As previously reported, Pacino will star in a limited run of The Resistible Rise of Arturo Ui for the National Actors Theater this fall. The stellar company will also include Billy Crudup, a Tony nominee this past season for his work in the title role of The Elephant Man; Chazz Palminteri, Steve Buscemi and veteran actor Charles Durning. Simon McBurney will direct.
Written while in exile in 1941, Brecht's Arturo Ui recasts Hitler's rise as a Chicago gangster's takeover of the Windy City's green-grocery trade. The play bowed on Broadway in November 1963. The production featured incidental music by Jule Styne and a cast that included Sandy Baron, Leonardo Cimino, James Coco, Michael Constantine, Elisha Cook, Roger De Koven, James Frawley, John Karlen, Henry Lascoe, Christopher Plummer, Madeleine Sherwood, William Shust, Lionel Stander, Glenn Stensel, Murvyn Vye and Robert Weil. It ran for just five previews and eight performances. A 1968 revival at the Billy Rose Theatre ran ten performances.
Al Pacino made his Broadway debut in the 1969 production of Does a Tiger Wear Necktie?, earning a Tony Award for his performance. He scored another Tony for his role in the 1977 revival of The Basic Training of Pavlo Hummel. The stage and film actor was last on Broadway in 1996 in a revival of Hughie, which he also directed. Pacino's other Broadway credits include Camino Real, King Richard III, American Buffalo, Chinese Coffee and Salome. He received the Academy Award for his work in the film "Scent of a Woman" and stars in the New Line motion picture "Simone."
Tony Randall founded the National Actors Theatre 10 years ago with the idea of putting on classic plays with a seasoned, European-style ensemble of performers, all on Broadway.
But it's been a rocky road for the company from the very first, with many productions poorly received and its most successful ones (Inherit the Wind, Judgment at Nuremberg) plagued by actors' illnesses. Many observers have, from time to time, expected the NAT to dissolve, only to see it valiantly return yet again with another offering.

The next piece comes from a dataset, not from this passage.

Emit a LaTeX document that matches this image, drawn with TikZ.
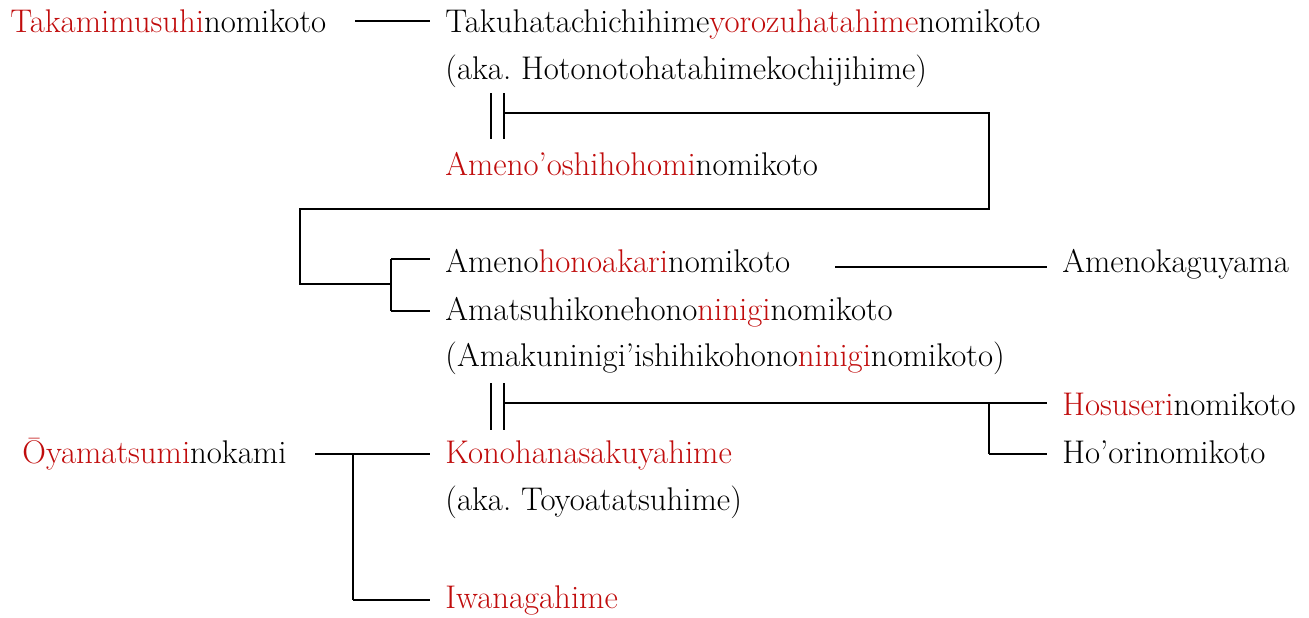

NAT and Randall will live to fight another day, but the battleground is no longer Broadway. The company will take up residency at Pace University’s Michael Schimmel Theater Center. Randall plans a 40 week LORT season of four-to-six plays beginning in the fall.
When NAT first began in 1991, it scheduled full seasons, selling subscriptions and making one Broadway theatre (first the Belasco, then the Lyceum) its home. But bad reviews and financial troubles soon saw the theatre producing plays fitfully. Recent Broadway seasons have seen only one NAT production. In 2001-2002, none were scheduled.
The Pace deal, while taking down costs (the university is offering the auditorium and office space rent free) and lending the company the security of a permanent home, would seem to make NAT’s Broadway days a thing of the past.
Pace president David A. Caputo told Variety Randall would teach at Pace and consider students for roles in NAT productions.
Early NAT shows included The Seagull with Tyne Daly, Ethan Hawke, Laura Linney and Jon Voight; The Master Builder with Earle Hyman and Lynn Redgrave; Saint Joan with Maryann Plunkett. In recent years, as the NAT has operated in a more casual manner, presenting a play whenever the needed elements and talent were brought together, productions have included The Gin Game with Julie Harris and Charles Durning; Night Must Fall with Matthew Broderick; and Inherit the Wind, featuring the last Broadway performance of George C. Scott.